Why manufacturing workflow orchestration has become an enterprise priority
Manufacturers rarely struggle because they lack systems. They struggle because procurement, inventory, production planning, warehouse execution, supplier communication, and finance workflows operate with inconsistent timing, fragmented data, and limited operational visibility. An ERP may hold the system of record, but execution still breaks down when approvals sit in email, inventory updates lag behind physical movement, supplier confirmations arrive outside structured workflows, and production schedules are adjusted without synchronized downstream actions.
Manufacturing workflow orchestration addresses this gap by coordinating how work moves across enterprise applications, plants, suppliers, warehouses, and finance teams. Instead of treating automation as isolated task scripting, enterprise process engineering focuses on the operating model that connects demand signals, procurement events, inventory positions, production orders, quality checkpoints, and fulfillment commitments. The result is not just faster transactions, but more reliable operational execution.
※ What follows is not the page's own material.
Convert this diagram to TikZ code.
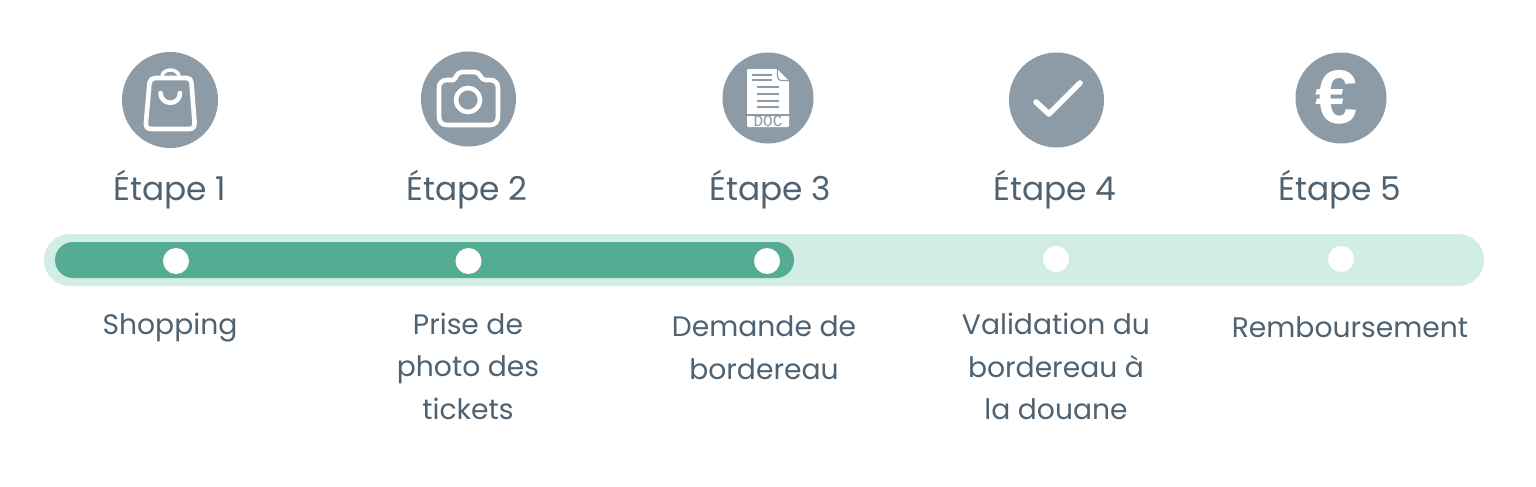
\documentclass[tikz,border=0pt]{standalone}
\usepackage{fontspec}
\setmainfont{Poppins}
\newfontfamily\eurofont{Liberation Sans}
\newfontfamily\docfont{Liberation Mono}
\definecolor{icongray}{HTML}{8D9BA6}
\definecolor{inktext}{HTML}{4F6272}
\definecolor{barlight}{HTML}{D2EDE5}
\definecolor{bardark}{HTML}{54AC92}
\tikzset{
 disc/.style={circle,fill=icongray,draw=none,inner sep=0pt,minimum size=#1*0.5pt},
 dot/.style={circle,fill=white,draw=none,inner sep=0pt,minimum size=#1*0.5pt},
 title/.style={anchor=base,inner sep=0pt,font=\fontsize{16.4}{18}\selectfont,text=inktext},
 caption/.style={anchor=base,inner sep=0pt,font=\fontsize{14.1}{18}\selectfont,text=inktext},
 iconline/.style={draw=white,line width=2.3pt,line cap=round,line join=round},
 docline/.style={draw=icongray,line width=0.6pt},
}
\begin{document}
\begin{tikzpicture}[x=0.5pt,y=-0.5pt]
\useasboundingbox (0,0) rectangle (1536,487);
\fill[white] (0,0) rectangle (1536,487);
% bar
\fill[barlight,rounded corners=13pt] (44,234) rectangle (1484,286);
\fill[bardark,rounded corners=9pt] (55,242) rectangle (794,278);
\node[dot=26] (d1) at (176,261) {};
\node[dot=26] (d2) at (468.5,261) {};
\node[dot=26] (d3) at (767,261) {};
\node[dot=26] (d4) at (1056,259) {};
\node[dot=26] (d5) at (1341,259) {};
% discs
\node[disc=96] (i1) at (170,100) {};
\node[disc=95] (i2) at (468.5,99) {};
\node[disc=91] (i3) at (768,98) {};
\node[disc=95] (i4) at (1056.5,100) {};
\node[disc=91] (i5) at (1341,98) {};
% bag
\draw[iconline] (155,78) -- (187,78) .. controls (190,78) and (191,80) .. (191.5,83) -- (194.5,122) .. controls (195,127) and (193,129) .. (189,129) -- (152,129) .. controls (147,129) and (145.5,127) .. (146,122) -- (149.5,83) .. controls (150,80) and (152,78) .. (155,78) -- cycle;
\draw[iconline,line width=1.7pt] (162,76) .. controls (163,68) and (178,68) .. (179,76);
\draw[iconline] (160.5,93) .. controls (161,106) and (180,106) .. (180,93);
% camera
\draw[iconline] (447,80) -- (453,80) .. controls (456,80) and (456,72) .. (462,72) -- (475,72) .. controls (480,72) and (481,80) .. (485,80) -- (490,80) .. controls (495,80) and (498,83) .. (498,88) -- (498,116) .. controls (498,122) and (495,125) .. (490,125) -- (447,125) .. controls (442,125) and (439,122) .. (439,116) -- (439,88) .. controls (439,83) and (442,80) .. (447,80) -- cycle;
\draw[iconline] (468,100) circle[radius=12];
% document
\fill[white,rounded corners=0.6pt] (747,69) -- (777,69) -- (789,81) -- (789,127) -- (747,127) -- cycle;
\draw[docline] (777.5,69) -- (777.5,77) .. controls (777.5,79) and (779,80.5) .. (781,80.5) -- (789,80.5);
\draw[docline] (752,75) -- (772,75) (752,80) -- (772,80);
\draw[docline] (757,87) -- (779,87) (757,94) -- (779,94) (757,101) -- (779,101) (757,107) -- (779,107);
\draw[docline] (747,115) -- (789,115);
\node[inner sep=0pt,text=icongray,font=\fontsize{8}{9}\docfont] (doc) at (768,121.5) {DOC};
% check
\draw[iconline,line width=2.8pt] (1036,102) -- (1049,114) -- (1080,83);
% euro
\node[inner sep=0pt,text=white,font=\fontsize{38}{39}\eurofont\bfseries] (eur) at (1337,97.5) {€};
% titles
\node[title] (t1) at (170,200) {Étape 1};
\node[title] (t2) at (467,200) {Étape 2};
\node[title] (t3) at (770,200) {Étape 3};
\node[title] (t4) at (1055,200) {Étape 4};
\node[title] (t5) at (1340,200) {Étape 5};
% captions
\node[caption] (c1) at (170,334) {Shopping};
\node[caption] (c2a) at (468,334) {Prise de};
\node[caption] (c2b) at (468,376) {photo des};
\node[caption] (c2c) at (468,419) {tickets};
\node[caption] (c3a) at (764,336) {Demande de};
\node[caption] (c3b) at (764,379) {bordereau};
\node[caption] (c4a) at (1056,334) {Validation du};
\node[caption] (c4b) at (1056,377) {bordereau à};
\node[caption] (c4c) at (1056,419) {la douane};
\node[caption] (c5) at (1350,337) {Remboursement};
\end{tikzpicture}
\end{document}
For CIOs, operations leaders, and enterprise architects, the strategic question is no longer whether to automate individual manufacturing tasks. It is how to build a workflow orchestration layer that can standardize cross-functional processes, integrate ERP and shop-floor systems, govern APIs and middleware, and provide process intelligence for continuous improvement.
The operational problem: disconnected manufacturing execution across core functions
In many manufacturing environments, procurement automation, inventory management, and production automation evolve separately. Procurement teams optimize purchase order creation, warehouse teams focus on stock accuracy, and production teams tune scheduling and machine utilization. Yet the enterprise impact of delay usually appears between these domains, not inside them. A late supplier acknowledgment can trigger material shortages, expedite costs, schedule changes, overtime, and invoice discrepancies across multiple departments.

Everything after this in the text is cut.